— BEGIN Dataset section —

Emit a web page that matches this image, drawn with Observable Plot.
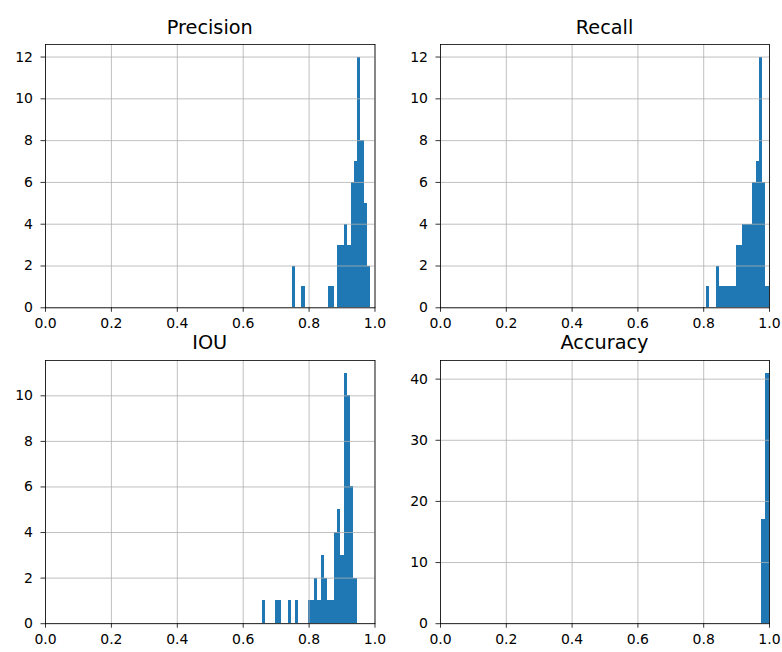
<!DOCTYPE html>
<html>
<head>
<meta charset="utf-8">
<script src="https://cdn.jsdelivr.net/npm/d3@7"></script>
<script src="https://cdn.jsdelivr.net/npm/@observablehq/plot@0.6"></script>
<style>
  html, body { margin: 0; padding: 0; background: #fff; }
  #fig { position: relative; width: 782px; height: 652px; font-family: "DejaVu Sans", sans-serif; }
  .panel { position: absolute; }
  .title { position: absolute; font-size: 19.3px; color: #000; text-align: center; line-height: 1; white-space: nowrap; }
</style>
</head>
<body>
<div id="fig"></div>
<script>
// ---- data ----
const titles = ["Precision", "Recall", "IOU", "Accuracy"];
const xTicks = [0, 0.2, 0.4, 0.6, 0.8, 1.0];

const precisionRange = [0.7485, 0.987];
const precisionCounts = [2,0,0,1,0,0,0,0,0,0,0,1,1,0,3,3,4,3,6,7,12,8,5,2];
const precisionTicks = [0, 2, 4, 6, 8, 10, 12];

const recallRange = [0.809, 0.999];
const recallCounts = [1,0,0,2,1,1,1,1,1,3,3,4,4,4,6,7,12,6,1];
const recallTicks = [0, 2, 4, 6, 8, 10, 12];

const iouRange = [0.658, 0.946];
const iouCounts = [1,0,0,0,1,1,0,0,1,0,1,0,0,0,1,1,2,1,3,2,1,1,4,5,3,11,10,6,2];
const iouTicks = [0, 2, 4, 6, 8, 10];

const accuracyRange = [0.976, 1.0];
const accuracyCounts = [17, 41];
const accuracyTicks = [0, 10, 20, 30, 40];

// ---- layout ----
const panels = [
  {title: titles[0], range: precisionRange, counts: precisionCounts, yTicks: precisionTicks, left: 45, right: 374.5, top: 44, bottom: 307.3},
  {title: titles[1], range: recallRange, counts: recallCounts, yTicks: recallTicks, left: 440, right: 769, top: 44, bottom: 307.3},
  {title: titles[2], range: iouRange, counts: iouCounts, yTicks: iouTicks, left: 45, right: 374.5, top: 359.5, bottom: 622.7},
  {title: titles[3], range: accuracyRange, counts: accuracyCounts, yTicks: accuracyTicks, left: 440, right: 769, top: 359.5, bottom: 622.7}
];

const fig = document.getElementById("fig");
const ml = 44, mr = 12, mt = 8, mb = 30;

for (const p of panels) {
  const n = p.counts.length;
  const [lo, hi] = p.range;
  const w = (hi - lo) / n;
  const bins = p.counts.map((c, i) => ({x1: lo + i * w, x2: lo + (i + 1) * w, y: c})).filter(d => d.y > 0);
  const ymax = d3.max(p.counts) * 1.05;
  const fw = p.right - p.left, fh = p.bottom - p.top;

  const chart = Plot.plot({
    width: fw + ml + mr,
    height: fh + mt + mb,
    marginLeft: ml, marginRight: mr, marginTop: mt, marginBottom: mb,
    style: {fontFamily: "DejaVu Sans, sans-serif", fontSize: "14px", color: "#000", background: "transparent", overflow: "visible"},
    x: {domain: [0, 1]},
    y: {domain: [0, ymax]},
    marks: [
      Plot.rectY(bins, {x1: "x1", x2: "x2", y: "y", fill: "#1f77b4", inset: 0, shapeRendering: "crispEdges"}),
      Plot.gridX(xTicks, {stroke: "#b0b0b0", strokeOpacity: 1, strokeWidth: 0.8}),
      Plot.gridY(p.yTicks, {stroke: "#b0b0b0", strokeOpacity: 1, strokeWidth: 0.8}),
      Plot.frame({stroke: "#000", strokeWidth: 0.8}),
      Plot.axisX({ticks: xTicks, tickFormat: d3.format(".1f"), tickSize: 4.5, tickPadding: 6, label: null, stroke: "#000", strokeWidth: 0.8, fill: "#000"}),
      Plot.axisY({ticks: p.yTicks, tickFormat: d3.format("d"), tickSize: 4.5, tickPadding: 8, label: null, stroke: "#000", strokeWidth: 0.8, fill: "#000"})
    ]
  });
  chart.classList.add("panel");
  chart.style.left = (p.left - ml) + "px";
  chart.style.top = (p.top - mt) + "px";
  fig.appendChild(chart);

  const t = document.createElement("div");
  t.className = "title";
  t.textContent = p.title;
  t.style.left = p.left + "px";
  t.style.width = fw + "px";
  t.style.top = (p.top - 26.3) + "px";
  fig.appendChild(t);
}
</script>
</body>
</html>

— END Dataset section —

# Task brief
Copy the listing over exactly, skipping the pictures it holds.

# Expected answer
Emit a web page that matches this image, drawn with Observable Plot.
<!DOCTYPE html>
<html>
<head>
<meta charset="utf-8">
<script src="https://cdn.jsdelivr.net/npm/d3@7"></script>
<script src="https://cdn.jsdelivr.net/npm/@observablehq/plot@0.6"></script>
<style>
  html, body { margin: 0; padding: 0; background: #fff; }
  #fig { position: relative; width: 782px; height: 652px; font-family: "DejaVu Sans", sans-serif; }
  .panel { position: absolute; }
  .title { position: absolute; font-size: 19.3px; color: #000; text-align: center; line-height: 1; white-space: nowrap; }
</style>
</head>
<body>
<div id="fig"></div>
<script>
// ---- data ----
const titles = ["Precision", "Recall", "IOU", "Accuracy"];
const xTicks = [0, 0.2, 0.4, 0.6, 0.8, 1.0];

const precisionRange = [0.7485, 0.987];
const precisionCounts = [2,0,0,1,0,0,0,0,0,0,0,1,1,0,3,3,4,3,6,7,12,8,5,2];
const precisionTicks = [0, 2, 4, 6, 8, 10, 12];

const recallRange = [0.809, 0.999];
const recallCounts = [1,0,0,2,1,1,1,1,1,3,3,4,4,4,6,7,12,6,1];
const recallTicks = [0, 2, 4, 6, 8, 10, 12];

const iouRange = [0.658, 0.946];
const iouCounts = [1,0,0,0,1,1,0,0,1,0,1,0,0,0,1,1,2,1,3,2,1,1,4,5,3,11,10,6,2];
const iouTicks = [0, 2, 4, 6, 8, 10];

const accuracyRange = [0.976, 1.0];
const accuracyCounts = [17, 41];
const accuracyTicks = [0, 10, 20, 30, 40];

// ---- layout ----
const panels = [
  {title: titles[0], range: precisionRange, counts: precisionCounts, yTicks: precisionTicks, left: 45, right: 374.5, top: 44, bottom: 307.3},
  {title: titles[1], range: recallRange, counts: recallCounts, yTicks: recallTicks, left: 440, right: 769, top: 44, bottom: 307.3},
  {title: titles[2], range: iouRange, counts: iouCounts, yTicks: iouTicks, left: 45, right: 374.5, top: 359.5, bottom: 622.7},
  {title: titles[3], range: accuracyRange, counts: accuracyCounts, yTicks: accuracyTicks, left: 440, right: 769, top: 359.5, bottom: 622.7}
];

const fig = document.getElementById("fig");
const ml = 44, mr = 12, mt = 8, mb = 30;

for (const p of panels) {
  const n = p.counts.length;
  const [lo, hi] = p.range;
  const w = (hi - lo) / n;
  const bins = p.counts.map((c, i) => ({x1: lo + i * w, x2: lo + (i + 1) * w, y: c})).filter(d => d.y > 0);
  const ymax = d3.max(p.counts) * 1.05;
  const fw = p.right - p.left, fh = p.bottom - p.top;

  const chart = Plot.plot({
    width: fw + ml + mr,
    height: fh + mt + mb,
    marginLeft: ml, marginRight: mr, marginTop: mt, marginBottom: mb,
    style: {fontFamily: "DejaVu Sans, sans-serif", fontSize: "14px", color: "#000", background: "transparent", overflow: "visible"},
    x: {domain: [0, 1]},
    y: {domain: [0, ymax]},
    marks: [
      Plot.rectY(bins, {x1: "x1", x2: "x2", y: "y", fill: "#1f77b4", inset: 0, shapeRendering: "crispEdges"}),
      Plot.gridX(xTicks, {stroke: "#b0b0b0", strokeOpacity: 1, strokeWidth: 0.8}),
      Plot.gridY(p.yTicks, {stroke: "#b0b0b0", strokeOpacity: 1, strokeWidth: 0.8}),
      Plot.frame({stroke: "#000", strokeWidth: 0.8}),
      Plot.axisX({ticks: xTicks, tickFormat: d3.format(".1f"), tickSize: 4.5, tickPadding: 6, label: null, stroke: "#000", strokeWidth: 0.8, fill: "#000"}),
      Plot.axisY({ticks: p.yTicks, tickFormat: d3.format("d"), tickSize: 4.5, tickPadding: 8, label: null, stroke: "#000", strokeWidth: 0.8, fill: "#000"})
    ]
  });
  chart.classList.add("panel");
  chart.style.left = (p.left - ml) + "px";
  chart.style.top = (p.top - mt) + "px";
  fig.appendChild(chart);

  const t = document.createElement("div");
  t.className = "title";
  t.textContent = p.title;
  t.style.left = p.left + "px";
  t.style.width = fw + "px";
  t.style.top = (p.top - 26.3) + "px";
  fig.appendChild(t);
}
</script>
</body>
</html>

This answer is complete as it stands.